__Exercise objective__. Show each line that has the string "this" in it.

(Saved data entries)
________________________________________

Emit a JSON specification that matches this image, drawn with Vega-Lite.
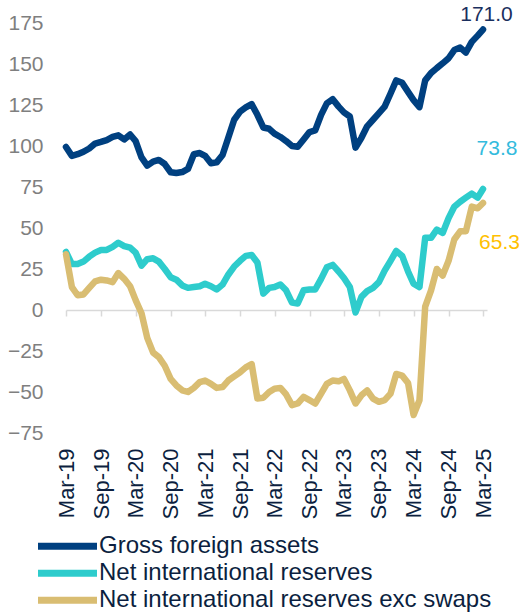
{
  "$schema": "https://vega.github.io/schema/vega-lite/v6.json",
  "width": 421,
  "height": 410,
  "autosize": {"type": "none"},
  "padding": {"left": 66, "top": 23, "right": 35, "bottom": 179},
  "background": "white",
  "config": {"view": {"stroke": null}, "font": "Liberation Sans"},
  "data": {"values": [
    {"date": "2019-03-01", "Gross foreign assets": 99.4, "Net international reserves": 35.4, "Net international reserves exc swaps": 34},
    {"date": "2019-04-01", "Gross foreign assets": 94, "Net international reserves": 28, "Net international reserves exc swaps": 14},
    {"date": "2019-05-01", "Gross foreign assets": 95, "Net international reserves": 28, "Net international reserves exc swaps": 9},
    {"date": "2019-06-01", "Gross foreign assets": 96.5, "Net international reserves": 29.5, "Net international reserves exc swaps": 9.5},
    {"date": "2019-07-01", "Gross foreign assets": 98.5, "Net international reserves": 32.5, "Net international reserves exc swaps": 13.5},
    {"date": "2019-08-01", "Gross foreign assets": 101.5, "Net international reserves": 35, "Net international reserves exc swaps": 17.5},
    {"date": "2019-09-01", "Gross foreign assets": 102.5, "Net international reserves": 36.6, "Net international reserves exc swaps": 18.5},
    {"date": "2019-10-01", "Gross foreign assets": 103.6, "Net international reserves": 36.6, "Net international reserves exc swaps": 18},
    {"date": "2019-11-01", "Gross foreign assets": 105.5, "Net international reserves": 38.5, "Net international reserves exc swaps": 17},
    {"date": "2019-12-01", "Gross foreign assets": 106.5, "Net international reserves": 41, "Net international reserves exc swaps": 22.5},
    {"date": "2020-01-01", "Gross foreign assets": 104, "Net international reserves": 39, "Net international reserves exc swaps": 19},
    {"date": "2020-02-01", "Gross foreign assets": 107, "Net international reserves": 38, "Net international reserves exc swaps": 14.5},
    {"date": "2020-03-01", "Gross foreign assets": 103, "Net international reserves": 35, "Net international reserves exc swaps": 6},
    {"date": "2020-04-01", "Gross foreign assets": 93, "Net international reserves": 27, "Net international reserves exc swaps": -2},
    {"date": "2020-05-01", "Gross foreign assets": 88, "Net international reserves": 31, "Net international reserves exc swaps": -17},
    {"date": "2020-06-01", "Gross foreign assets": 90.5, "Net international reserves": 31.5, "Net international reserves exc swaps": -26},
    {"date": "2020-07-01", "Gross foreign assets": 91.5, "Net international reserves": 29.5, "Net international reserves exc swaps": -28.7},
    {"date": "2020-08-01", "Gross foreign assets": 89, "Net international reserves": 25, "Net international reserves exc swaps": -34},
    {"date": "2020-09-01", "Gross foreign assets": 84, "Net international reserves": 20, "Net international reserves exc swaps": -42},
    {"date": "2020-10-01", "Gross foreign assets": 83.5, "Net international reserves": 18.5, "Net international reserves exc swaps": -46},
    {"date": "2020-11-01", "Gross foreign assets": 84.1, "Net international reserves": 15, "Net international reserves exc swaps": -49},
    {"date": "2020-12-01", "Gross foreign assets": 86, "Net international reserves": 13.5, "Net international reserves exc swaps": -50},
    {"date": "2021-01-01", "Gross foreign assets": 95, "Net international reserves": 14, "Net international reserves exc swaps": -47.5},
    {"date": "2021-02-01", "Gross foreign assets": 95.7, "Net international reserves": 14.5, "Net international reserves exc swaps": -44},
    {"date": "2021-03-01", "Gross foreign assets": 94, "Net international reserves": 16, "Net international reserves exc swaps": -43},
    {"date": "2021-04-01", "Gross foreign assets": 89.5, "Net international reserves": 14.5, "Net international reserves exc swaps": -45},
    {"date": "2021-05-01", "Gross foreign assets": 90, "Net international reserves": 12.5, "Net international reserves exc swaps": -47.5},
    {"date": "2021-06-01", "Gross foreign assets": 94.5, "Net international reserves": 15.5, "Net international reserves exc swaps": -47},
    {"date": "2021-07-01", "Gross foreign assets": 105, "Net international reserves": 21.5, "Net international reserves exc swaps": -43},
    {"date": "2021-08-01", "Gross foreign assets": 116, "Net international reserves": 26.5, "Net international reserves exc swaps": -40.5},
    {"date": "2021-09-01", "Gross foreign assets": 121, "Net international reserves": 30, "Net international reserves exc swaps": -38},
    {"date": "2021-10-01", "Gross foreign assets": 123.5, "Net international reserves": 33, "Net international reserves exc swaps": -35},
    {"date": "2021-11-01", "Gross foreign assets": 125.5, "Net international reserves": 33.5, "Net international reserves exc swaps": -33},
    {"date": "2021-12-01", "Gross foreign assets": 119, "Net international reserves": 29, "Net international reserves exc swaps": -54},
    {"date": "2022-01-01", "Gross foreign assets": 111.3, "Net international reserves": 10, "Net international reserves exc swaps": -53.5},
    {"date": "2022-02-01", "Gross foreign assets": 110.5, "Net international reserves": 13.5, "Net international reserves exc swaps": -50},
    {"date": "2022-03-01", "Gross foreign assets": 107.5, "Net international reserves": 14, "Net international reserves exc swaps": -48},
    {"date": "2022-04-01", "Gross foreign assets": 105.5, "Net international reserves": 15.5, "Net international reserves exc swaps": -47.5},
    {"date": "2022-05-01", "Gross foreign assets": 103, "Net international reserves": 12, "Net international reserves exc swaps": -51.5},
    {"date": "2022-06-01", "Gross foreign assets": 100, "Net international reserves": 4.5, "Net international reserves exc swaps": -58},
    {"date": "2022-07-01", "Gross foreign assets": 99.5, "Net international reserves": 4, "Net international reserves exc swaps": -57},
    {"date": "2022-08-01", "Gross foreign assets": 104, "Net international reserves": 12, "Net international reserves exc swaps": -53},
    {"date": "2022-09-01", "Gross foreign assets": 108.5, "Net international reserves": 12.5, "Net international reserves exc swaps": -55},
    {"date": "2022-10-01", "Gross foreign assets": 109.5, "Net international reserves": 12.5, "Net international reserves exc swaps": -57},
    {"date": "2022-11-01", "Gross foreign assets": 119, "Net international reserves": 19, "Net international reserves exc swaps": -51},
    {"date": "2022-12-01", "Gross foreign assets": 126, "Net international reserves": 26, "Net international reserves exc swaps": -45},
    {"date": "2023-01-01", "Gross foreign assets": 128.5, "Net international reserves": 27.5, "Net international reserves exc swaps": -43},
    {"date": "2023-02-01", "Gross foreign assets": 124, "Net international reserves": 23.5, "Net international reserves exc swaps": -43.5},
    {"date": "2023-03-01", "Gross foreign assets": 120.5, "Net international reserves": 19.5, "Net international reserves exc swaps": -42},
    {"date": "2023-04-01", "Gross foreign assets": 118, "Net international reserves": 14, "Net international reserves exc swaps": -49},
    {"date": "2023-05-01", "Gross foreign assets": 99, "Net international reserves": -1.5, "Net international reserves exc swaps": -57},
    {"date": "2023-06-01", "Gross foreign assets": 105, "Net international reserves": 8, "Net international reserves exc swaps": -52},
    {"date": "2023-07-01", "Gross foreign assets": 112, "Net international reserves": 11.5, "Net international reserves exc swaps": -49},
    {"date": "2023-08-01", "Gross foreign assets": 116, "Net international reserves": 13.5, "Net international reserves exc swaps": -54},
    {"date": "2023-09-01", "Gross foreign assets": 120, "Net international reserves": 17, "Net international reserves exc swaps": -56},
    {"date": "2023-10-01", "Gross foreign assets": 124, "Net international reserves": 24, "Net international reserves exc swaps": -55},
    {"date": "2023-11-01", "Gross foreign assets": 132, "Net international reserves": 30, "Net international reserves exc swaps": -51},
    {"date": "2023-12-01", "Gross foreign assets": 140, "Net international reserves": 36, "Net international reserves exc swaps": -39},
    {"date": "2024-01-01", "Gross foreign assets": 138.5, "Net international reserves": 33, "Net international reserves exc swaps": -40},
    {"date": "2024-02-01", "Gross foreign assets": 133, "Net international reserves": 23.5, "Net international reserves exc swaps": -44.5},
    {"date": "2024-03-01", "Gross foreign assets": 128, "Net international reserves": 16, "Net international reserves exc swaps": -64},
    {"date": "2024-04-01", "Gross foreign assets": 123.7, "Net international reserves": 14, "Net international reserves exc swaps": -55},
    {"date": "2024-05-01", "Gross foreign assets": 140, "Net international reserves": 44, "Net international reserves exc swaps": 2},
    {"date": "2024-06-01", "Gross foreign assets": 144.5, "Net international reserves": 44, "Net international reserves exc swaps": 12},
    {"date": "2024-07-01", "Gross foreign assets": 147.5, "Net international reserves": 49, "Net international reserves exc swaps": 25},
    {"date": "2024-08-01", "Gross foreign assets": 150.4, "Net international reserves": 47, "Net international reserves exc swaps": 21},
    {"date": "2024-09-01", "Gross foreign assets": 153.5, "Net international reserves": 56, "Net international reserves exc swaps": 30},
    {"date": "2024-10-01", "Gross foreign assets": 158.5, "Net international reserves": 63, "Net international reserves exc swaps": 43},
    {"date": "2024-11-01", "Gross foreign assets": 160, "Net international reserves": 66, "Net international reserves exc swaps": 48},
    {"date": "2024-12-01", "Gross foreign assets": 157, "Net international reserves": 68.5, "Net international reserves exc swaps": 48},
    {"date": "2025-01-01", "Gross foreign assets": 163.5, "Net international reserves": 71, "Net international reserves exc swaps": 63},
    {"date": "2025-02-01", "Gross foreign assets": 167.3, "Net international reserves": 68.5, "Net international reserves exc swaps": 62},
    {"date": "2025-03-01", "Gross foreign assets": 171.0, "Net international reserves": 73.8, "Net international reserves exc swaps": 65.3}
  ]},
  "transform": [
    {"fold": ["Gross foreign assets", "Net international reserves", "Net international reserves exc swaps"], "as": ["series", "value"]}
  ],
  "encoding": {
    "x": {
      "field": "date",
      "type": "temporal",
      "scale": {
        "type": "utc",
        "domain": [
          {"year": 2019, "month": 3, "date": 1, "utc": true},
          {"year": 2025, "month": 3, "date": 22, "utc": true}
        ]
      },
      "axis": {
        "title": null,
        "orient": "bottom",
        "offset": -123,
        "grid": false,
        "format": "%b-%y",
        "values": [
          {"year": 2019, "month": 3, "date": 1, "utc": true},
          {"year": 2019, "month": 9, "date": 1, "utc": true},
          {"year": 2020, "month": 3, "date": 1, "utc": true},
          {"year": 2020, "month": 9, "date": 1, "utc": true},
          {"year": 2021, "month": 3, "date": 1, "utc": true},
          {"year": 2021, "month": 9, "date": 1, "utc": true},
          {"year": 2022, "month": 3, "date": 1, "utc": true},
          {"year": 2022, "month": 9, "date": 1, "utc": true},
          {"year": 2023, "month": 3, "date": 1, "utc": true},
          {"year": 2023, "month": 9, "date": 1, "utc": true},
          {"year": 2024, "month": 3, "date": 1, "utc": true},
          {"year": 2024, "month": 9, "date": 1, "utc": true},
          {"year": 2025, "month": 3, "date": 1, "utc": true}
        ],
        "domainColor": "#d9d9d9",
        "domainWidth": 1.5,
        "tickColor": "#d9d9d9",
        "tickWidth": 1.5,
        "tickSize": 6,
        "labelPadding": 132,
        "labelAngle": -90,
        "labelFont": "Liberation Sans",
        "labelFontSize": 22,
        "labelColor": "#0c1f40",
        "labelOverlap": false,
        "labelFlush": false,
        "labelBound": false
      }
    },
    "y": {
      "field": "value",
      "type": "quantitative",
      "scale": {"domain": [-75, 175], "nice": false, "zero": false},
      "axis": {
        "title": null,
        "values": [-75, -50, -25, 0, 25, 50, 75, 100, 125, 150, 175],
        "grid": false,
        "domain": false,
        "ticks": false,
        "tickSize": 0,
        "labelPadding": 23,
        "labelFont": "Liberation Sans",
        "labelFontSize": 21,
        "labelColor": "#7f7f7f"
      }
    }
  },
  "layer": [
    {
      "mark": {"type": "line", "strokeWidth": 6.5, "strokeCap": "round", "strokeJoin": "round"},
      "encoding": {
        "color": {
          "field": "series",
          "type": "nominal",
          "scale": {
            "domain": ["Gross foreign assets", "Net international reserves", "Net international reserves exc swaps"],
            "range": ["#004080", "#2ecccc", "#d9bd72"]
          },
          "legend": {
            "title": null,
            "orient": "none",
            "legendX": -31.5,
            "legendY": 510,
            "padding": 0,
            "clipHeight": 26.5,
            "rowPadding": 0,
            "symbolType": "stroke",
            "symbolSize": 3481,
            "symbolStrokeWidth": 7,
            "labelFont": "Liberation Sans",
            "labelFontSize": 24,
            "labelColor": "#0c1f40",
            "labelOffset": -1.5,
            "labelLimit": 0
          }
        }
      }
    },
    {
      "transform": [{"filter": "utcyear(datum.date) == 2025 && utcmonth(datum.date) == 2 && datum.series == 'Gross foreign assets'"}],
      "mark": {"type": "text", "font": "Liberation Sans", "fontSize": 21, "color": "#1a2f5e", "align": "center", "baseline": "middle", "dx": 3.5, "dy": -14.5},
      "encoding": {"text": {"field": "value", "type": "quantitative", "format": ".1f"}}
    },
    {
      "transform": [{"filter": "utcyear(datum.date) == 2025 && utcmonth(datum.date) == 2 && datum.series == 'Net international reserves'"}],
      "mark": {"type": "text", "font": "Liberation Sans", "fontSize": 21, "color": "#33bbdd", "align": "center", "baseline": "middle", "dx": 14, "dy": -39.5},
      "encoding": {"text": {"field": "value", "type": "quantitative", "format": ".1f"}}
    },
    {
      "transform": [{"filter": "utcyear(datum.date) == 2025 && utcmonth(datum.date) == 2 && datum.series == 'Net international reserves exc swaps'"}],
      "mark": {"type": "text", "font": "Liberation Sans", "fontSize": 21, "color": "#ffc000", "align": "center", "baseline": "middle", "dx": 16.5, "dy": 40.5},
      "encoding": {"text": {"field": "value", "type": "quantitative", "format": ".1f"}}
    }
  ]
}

________________________________________

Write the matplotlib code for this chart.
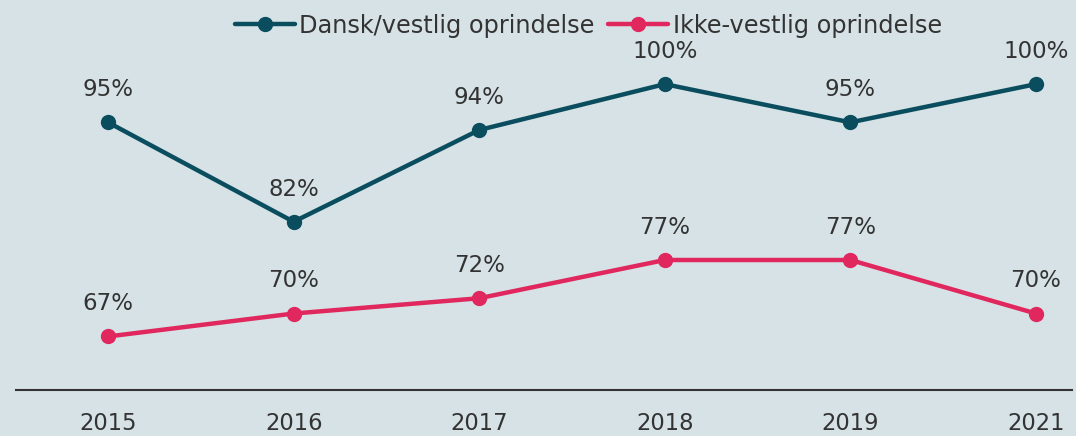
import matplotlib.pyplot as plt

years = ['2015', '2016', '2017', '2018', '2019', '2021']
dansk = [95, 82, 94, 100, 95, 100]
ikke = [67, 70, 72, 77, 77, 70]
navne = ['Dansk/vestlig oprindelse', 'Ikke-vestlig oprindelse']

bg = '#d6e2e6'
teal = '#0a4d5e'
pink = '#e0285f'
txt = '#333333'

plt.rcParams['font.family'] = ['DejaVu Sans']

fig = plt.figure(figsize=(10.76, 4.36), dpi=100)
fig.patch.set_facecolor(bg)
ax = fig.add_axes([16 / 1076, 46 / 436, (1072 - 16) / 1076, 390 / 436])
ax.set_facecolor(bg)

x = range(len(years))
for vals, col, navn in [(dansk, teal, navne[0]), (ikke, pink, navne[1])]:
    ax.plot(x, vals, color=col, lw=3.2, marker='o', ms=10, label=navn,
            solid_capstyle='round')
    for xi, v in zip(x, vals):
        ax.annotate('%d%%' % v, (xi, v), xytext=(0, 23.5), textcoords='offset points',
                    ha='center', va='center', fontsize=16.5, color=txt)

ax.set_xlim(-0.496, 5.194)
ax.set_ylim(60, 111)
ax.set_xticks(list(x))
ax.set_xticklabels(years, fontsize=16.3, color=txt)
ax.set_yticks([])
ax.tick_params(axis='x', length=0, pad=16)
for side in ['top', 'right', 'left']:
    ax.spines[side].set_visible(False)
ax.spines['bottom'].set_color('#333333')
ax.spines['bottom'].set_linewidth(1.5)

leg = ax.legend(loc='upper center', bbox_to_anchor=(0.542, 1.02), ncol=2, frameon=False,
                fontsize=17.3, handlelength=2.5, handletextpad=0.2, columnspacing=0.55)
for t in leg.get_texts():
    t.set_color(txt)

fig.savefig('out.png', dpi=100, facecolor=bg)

________________________________________

__Answer for the task__.
Emit a JSON specification that matches this image, drawn with Vega-Lite.
Write the matplotlib code for this chart.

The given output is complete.